Die HHLA will 100 000 Quadratmeter Fläche modernisieren und umwandeln - doch das Flair der Kaffee-, Tee-, Kakao- und Teppichhändler soll erhalten bleiben. Das denkmalgeschützte Ensemble wird Teil der City.
Kakao, Kaffee, Gewürze, Teppiche - mehr als 100 Jahre lang lagerten hier fast ausschließlich Hafenwaren und nur wenige Touristen wagten sich durch den Zolleingang in die Speicherstadt. Das hat sich radikal gewandelt: Restaurants, Museen und Büros sind in alte Lager eingezogen. Eine Entwicklung, die jetzt deutlich weiter forciert werden soll: 100 000 Quadratmeter weitere alte Speicherflächen sollen in den kommenden Jahren renoviert und umgewandelt werden. Und die Speicherstadt-Eigentümerin, die Hamburger Hafen Logistik GmbH (HHLA), will dort jetzt auch Wohnen zulassen: Vier Wohnbüros sollen noch im Sommer an den Markt gebracht und vermietet werden, sagte Thomas Kuhlmann, Chef der HHLA-Immobilien, im Gespräch mit dem Abendblatt. Zwischen 132 und 212 Quadratmeter werden diese Speicherstadt-Residenzen groß sein und etwa 20 Euro pro Quadratmeter Kaltmiete kosten. Allerdings würden diese Wohnbüros Einzelfälle bleiben. Kuhlmann: "Nur dort ist das Miteinander von Wohnen und Arbeiten in der Speicherstadt baurechtlich möglich, weil es mit der Kibbelstegbrücke einen Fluchtweg aus dem hochwassergefährdeten Bereich gibt."

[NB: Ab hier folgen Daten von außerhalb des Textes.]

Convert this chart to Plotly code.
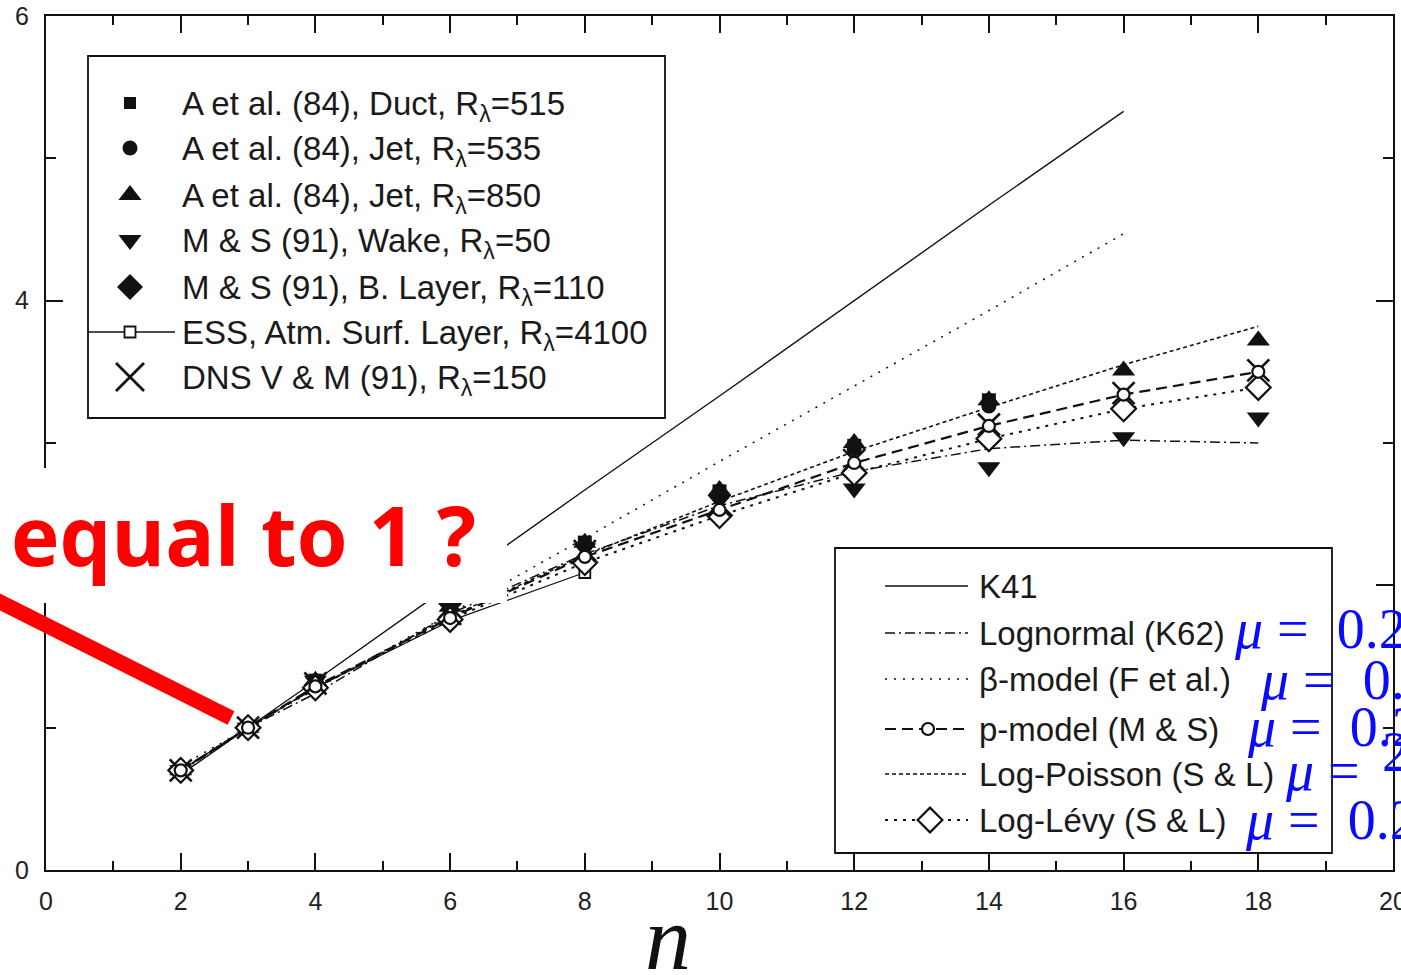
import plotly.graph_objects as go

# ---------------- data: scaling exponents zeta_n versus order n ----------------
n_k41 = [2, 4, 6, 8, 10, 12, 14, 16]
zeta_k41 = [0.67, 1.33, 2.00, 2.67, 3.33, 4.00, 4.67, 5.33]

n_beta = [2, 3, 4, 6, 8, 10, 12, 14, 16]
zeta_beta = [0.73, 1.00, 1.27, 1.80, 2.33, 2.87, 3.40, 3.93, 4.47]

n_model = [2, 3, 4, 6, 8, 10, 12, 14, 16, 18]
zeta_lognormal = [0.69, 1.00, 1.24, 1.80, 2.22, 2.56, 2.80, 2.96, 3.02, 3.00]
zeta_pmodel = [0.70, 1.00, 1.29, 1.77, 2.20, 2.53, 2.86, 3.12, 3.34, 3.50]
zeta_logpoisson = [0.70, 1.00, 1.28, 1.78, 2.21, 2.59, 2.94, 3.25, 3.55, 3.82]
zeta_loglevy = [0.70, 1.00, 1.28, 1.76, 2.16, 2.49, 2.79, 3.03, 3.24, 3.39]

n_anselmet = [2, 3, 4, 6, 8, 10, 12, 14]
zeta_duct = [0.70, 1.00, 1.33, 1.85, 2.30, 2.66, 2.98, 3.30]
zeta_jet535 = [0.70, 1.00, 1.33, 1.84, 2.28, 2.64, 2.96, 3.26]
n_jet850 = [2, 3, 4, 6, 8, 10, 12, 14, 16, 18]
zeta_jet850 = [0.70, 1.00, 1.33, 1.85, 2.30, 2.67, 3.00, 3.30, 3.51, 3.72]
n_wake = [2, 3, 4, 6, 8, 10, 12, 14, 16, 18]
zeta_wake = [0.70, 1.00, 1.33, 1.85, 2.26, 2.60, 2.68, 2.83, 3.04, 3.18]
n_blayer = [2, 3, 4, 6, 8, 10, 12, 14]
zeta_blayer = [0.70, 1.00, 1.30, 1.78, 2.18, 2.50, 2.79, 3.02]
n_ess = [2, 3, 4, 6, 8]
zeta_ess = [0.70, 1.00, 1.28, 1.75, 2.09]
n_dns = [2, 3, 4, 6, 8, 10, 12, 14, 16, 18]
zeta_dns = [0.70, 1.00, 1.31, 1.80, 2.24, 2.56, 2.88, 3.13, 3.35, 3.51]

x_ticks = [0, 2, 4, 6, 8, 10, 12, 14, 16, 18, 20]
y_ticks = [0, 2, 4, 6]

data_labels = [
    "A et al. (84), Duct, R<sub>λ</sub>=515",
    "A et al. (84), Jet, R<sub>λ</sub>=535",
    "A et al. (84), Jet, R<sub>λ</sub>=850",
    "M &amp; S (91), Wake, R<sub>λ</sub>=50",
    "M &amp; S (91), B. Layer, R<sub>λ</sub>=110",
    "ESS, Atm. Surf. Layer, R<sub>λ</sub>=4100",
    "DNS V &amp; M (91), R<sub>λ</sub>=150",
]
model_labels = [
    "K41",
    "Lognormal (K62)",
    "β-model (F et al.)",
    "p-model (M &amp; S)",
    "Log-Poisson (S &amp; L)",
    "Log-Lévy (S &amp; L)",
]
mu_labels = ["<i>μ</i> =\u20020.25", "<i>μ</i> =\u20020.25", "<i>μ</i> =\u20020.25",
             "<i>μ</i> =", "<i>μ</i> =\u20020.25"]

# ---------------- layout geometry (pixels) ----------------
FIG_W, FIG_H = 1401, 975
L, T, R, B = 46, 16, 1393, 870
W, H = R - L, B - T
INK = "#111111"
TXT = "#1a1a1a"


def px(x):
    return (x - L) / W


def py(y):
    return (B - y) / H


fig = go.Figure()

# model curves
line_styles = {
    "k41": dict(color=INK, width=1.4, dash="solid"),
    "lognormal": dict(color=INK, width=1.5, dash="10px,4px,2px,4px"),
    "beta": dict(color=INK, width=1.5, dash="2px,7px"),
    "pmodel": dict(color=INK, width=2.2, dash="11px,6px"),
    "logpoisson": dict(color=INK, width=1.6, dash="4px,3px"),
    "loglevy": dict(color=INK, width=2.0, dash="3px,6px"),
}
fig.add_trace(go.Scatter(x=n_k41, y=zeta_k41, mode="lines", line=line_styles["k41"]))
fig.add_trace(go.Scatter(x=n_model, y=zeta_lognormal, mode="lines", line=line_styles["lognormal"]))
fig.add_trace(go.Scatter(x=n_beta, y=zeta_beta, mode="lines", line=line_styles["beta"]))
fig.add_trace(go.Scatter(x=n_model, y=zeta_logpoisson, mode="lines", line=line_styles["logpoisson"]))
fig.add_trace(go.Scatter(x=n_model, y=zeta_pmodel, mode="lines", line=line_styles["pmodel"]))
fig.add_trace(go.Scatter(x=n_model, y=zeta_loglevy, mode="lines", line=line_styles["loglevy"]))
fig.add_trace(go.Scatter(x=n_ess, y=zeta_ess, mode="lines+markers",
                         line=dict(color=INK, width=1.2),
                         marker=dict(symbol="square", size=11, color="white",
                                     line=dict(color=INK, width=1.8))))

# measured exponents
filled = dict(color=INK, line=dict(width=0))
fig.add_trace(go.Scatter(x=n_anselmet, y=zeta_jet535, mode="markers",
                         marker=dict(symbol="circle", size=15, **filled)))
fig.add_trace(go.Scatter(x=n_anselmet, y=zeta_duct, mode="markers",
                         marker=dict(symbol="square", size=14, **filled)))
fig.add_trace(go.Scatter(x=n_jet850, y=zeta_jet850, mode="markers",
                         marker=dict(symbol="triangle-up", size=20, **filled)))
fig.add_trace(go.Scatter(x=n_wake, y=zeta_wake, mode="markers",
                         marker=dict(symbol="triangle-down", size=20, **filled)))
fig.add_trace(go.Scatter(x=n_blayer, y=zeta_blayer, mode="markers",
                         marker=dict(symbol="diamond", size=18, **filled)))
fig.add_trace(go.Scatter(x=n_model, y=zeta_loglevy, mode="markers",
                         marker=dict(symbol="diamond", size=19, color="white",
                                     line=dict(color=INK, width=2.2))))
fig.add_trace(go.Scatter(x=n_dns, y=zeta_dns, mode="markers",
                         marker=dict(symbol="x-thin", size=22, color=INK,
                                     line=dict(color=INK, width=2.6))))
fig.add_trace(go.Scatter(x=n_model, y=zeta_pmodel, mode="markers",
                         marker=dict(symbol="circle", size=12, color="white",
                                     line=dict(color=INK, width=2.2))))

# ---------------- legend panels drawn on a pixel-space overlay ----------------
ov = dict(xaxis="x2", yaxis="y2")
row_y1 = [103, 148, 195, 240, 287, 332, 377]
sym1 = [("square", 12), ("circle", 15), ("triangle-up", 20), ("triangle-down", 20),
        ("diamond", 20), None, ("x-thin", 28)]
for y, s in zip(row_y1, sym1):
    if s is None:
        fig.add_trace(go.Scatter(x=[88, 175], y=[y, y], mode="lines",
                                 line=dict(color=INK, width=1.3), **ov))
        fig.add_trace(go.Scatter(x=[130], y=[y], mode="markers",
                                 marker=dict(symbol="square", size=11, color="white",
                                             line=dict(color=INK, width=1.8)), **ov))
    elif s[0] == "x-thin":
        fig.add_trace(go.Scatter(x=[130], y=[y], mode="markers",
                                 marker=dict(symbol="x-thin", size=s[1], color=INK,
                                             line=dict(color=INK, width=2.8)), **ov))
    else:
        fig.add_trace(go.Scatter(x=[130], y=[y], mode="markers",
                                 marker=dict(symbol=s[0], size=s[1], **filled), **ov))

row_y2 = [586, 633, 679, 729, 774, 820]
keys2 = ["k41", "lognormal", "beta", "pmodel", "logpoisson", "loglevy"]
for y, k in zip(row_y2, keys2):
    fig.add_trace(go.Scatter(x=[885, 968], y=[y, y], mode="lines", line=line_styles[k], **ov))
fig.add_trace(go.Scatter(x=[928], y=[row_y2[3]], mode="markers",
                         marker=dict(symbol="circle", size=12, color="white",
                                     line=dict(color=INK, width=2.2)), **ov))
fig.add_trace(go.Scatter(x=[930], y=[row_y2[5]], mode="markers",
                         marker=dict(symbol="diamond", size=19, color="white",
                                     line=dict(color=INK, width=2.2)), **ov))

shapes = [
    dict(type="rect", xref="paper", yref="paper", x0=px(88), x1=px(665), y0=py(418), y1=py(56),
         line=dict(color=INK, width=1.8), fillcolor="white", layer="below"),
    dict(type="rect", xref="paper", yref="paper", x0=px(835), x1=px(1332), y0=py(853), y1=py(548),
         line=dict(color=INK, width=1.8), fillcolor="white", layer="below"),
    # callout panel and pointer
    dict(type="rect", xref="paper", yref="paper", x0=px(-2), x1=px(507), y0=py(603), y1=py(468),
         line=dict(width=0), fillcolor="white", layer="above"),
    dict(type="line", xref="paper", yref="paper", x0=px(-4), y0=py(600), x1=px(231), y1=py(718),
         line=dict(color="#ff0000", width=15), layer="above"),
]

annotations = []
for y, t in zip(row_y1, data_labels):
    annotations.append(dict(x=px(180), y=py(y + 3), xref="paper", yref="paper", text=t,
                            showarrow=False, xanchor="left", yanchor="middle",
                            font=dict(family="Liberation Sans", size=33, color=TXT)))
for y, t in zip(row_y2, model_labels):
    annotations.append(dict(x=px(977), y=py(y), xref="paper", yref="paper", text=t,
                            showarrow=False, xanchor="left", yanchor="middle",
                            font=dict(family="Liberation Sans", size=33, color=TXT)))

mu_x = [1232, 1258, 1245, 1283, 1243]
mu_y = [629, 680, 727, 771, 820]
for x, y, t in zip(mu_x, mu_y, mu_labels):
    annotations.append(dict(x=px(x), y=py(y), xref="paper", yref="paper", text=t,
                            showarrow=False, xanchor="left", yanchor="middle",
                            font=dict(family="Liberation Serif", size=56, color="#0a0aff")))
annotations.append(dict(x=px(1380), y=py(752), xref="paper", yref="paper", text="2",
                        showarrow=False, xanchor="left", yanchor="middle",
                        font=dict(family="Liberation Serif", size=56, color="#0a0aff")))

annotations.append(dict(x=px(9), y=py(534), xref="paper", yref="paper", text="<b>equal to 1 ?</b>",
                        showarrow=False, xanchor="left", yanchor="middle",
                        font=dict(family="Open Sans", size=82, color="#ff0000")))

annotations.append(dict(x=px(668), y=py(938), xref="paper", yref="paper", text="<i>n</i>",
                        showarrow=False, xanchor="center", yanchor="middle",
                        font=dict(family="Liberation Serif", size=92, color=INK)))

axis_common = dict(
    showline=True, linecolor=INK, linewidth=2, mirror="ticks",
    ticks="inside", ticklen=17, tickwidth=1.8, tickcolor=INK,
    showgrid=False, zeroline=False, ticklabeloverflow="allow", automargin=False,
    tickfont=dict(family="Liberation Sans", size=25, color="#222222"),
)

fig.update_layout(
    width=FIG_W, height=FIG_H,
    margin=dict(l=L, r=FIG_W - R, t=T, b=FIG_H - B, autoexpand=False),
    paper_bgcolor="white", plot_bgcolor="white",
    showlegend=False,
    xaxis=dict(range=[0, 20], tickvals=x_ticks, ticklabelstandoff=8,
               minor=dict(ticks="inside", ticklen=9, dtick=1, tickwidth=1.8, tickcolor=INK),
               **axis_common),
    yaxis=dict(range=[0, 6], tickvals=y_ticks, ticklabelstandoff=10,
               minor=dict(ticks="inside", ticklen=10, dtick=1, tickwidth=1.8, tickcolor=INK),
               **axis_common),
    xaxis2=dict(overlaying="x", range=[L, R], visible=False),
    yaxis2=dict(overlaying="y", range=[B, T], visible=False),
    shapes=shapes,
    annotations=annotations,
)

fig.write_html("out.html")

Wie genau die geplanten 100 000 Quadratmeter renovierten Speicherflächen künftig genutzt werden sollen, ist allerdings noch offen: "Wir wandeln bedarfsgerecht um", sagt Kuhlmann. Ein Drittel des denkmalgeschützten Areals solle zudem dauerhaft als klassische Lagerfläche erhalten bleiben. "Wir wollen den Mix und wir brauchen ihn auch, um den Charme hier zu erhalten", so Kuhlmann.
Dennoch hat sich die Speicherstadt in den vergangenen Jahren schon enorm gewandelt. Vor 120 Jahren war der rund 1,5 Kilometer lange Lagerhauskomplex als Teil des neuen Freihafens von Kaiser Wilhelm II eröffnet worden. Ein ganzes Stadt- und Wohnviertel war seinerzeit für die neue Speicherstadt abgerissen worden. 100 Jahre später wollte Hamburg den historischen Lagerhauskomplex verkaufen. "Hände weg von der Speicherstadt", hieß seinerzeit ein Slogan, mit dem sich Bürger dagegen wehrten. Seit 1991 steht die Speicherstadt unter Denkmalschutz. Zudem soll sie in die Unesco-Liste des Weltkulturerbes eingetragen werden.
2002 dann eine Zäsur - die sich auf das äußere Erscheinungsbild aber kaum auswirkt: Mit dem Neubau der nahen HafenCity sollte die Speicherstadt Teil der Innenstadt werden, die Zollgrenzen wurden verlegt.
Inzwischen werden knapp 100 000 der insgesamt 300 000 Quadratmeter nicht mehr als eigentliches Hafenlager genutzt: 50 000 Quadratmeter sind inzwischen Büros - den größten Komplex davon mit 23 000 Quadratmetern belegt im Block P die Hamburg Port Authority (rund 700 Mitarbeiter). 2000 Quadratmeter sind Gastroflächen, 14 000 Showrooms von Modefirmen und 28 000 Quadratmeter gelten als Kulturnutzung: unter anderem die Modell-Eisenbahn Miniatur Wunderland. Damit war Fredrik Braun mit seinem Bruder Gerrit vor neun Jahren einer der Pioniere unter den "Neuen" in der Speicherstadt. Mit 1600 Quadratmetern hatten sie angefangen. Inzwischen ist die Fläche auf 6000 Quadratmeter angewachsen und einer der größten Touristenmagneten Hamburgs. Geplant ist eine weitere Vergrößerung auf etwa das Doppelte. Die Speicherstadt habe sich mittlerweile als idealer Standort erwiesen, sagt Braun: "Als wir hier vor acht Jahren anfingen, hatten viele Hamburger die Gegend noch nicht richtig auf dem Zettel - heute wandern an guten Tagen 10 000 Besucher durch die Speicherstadt."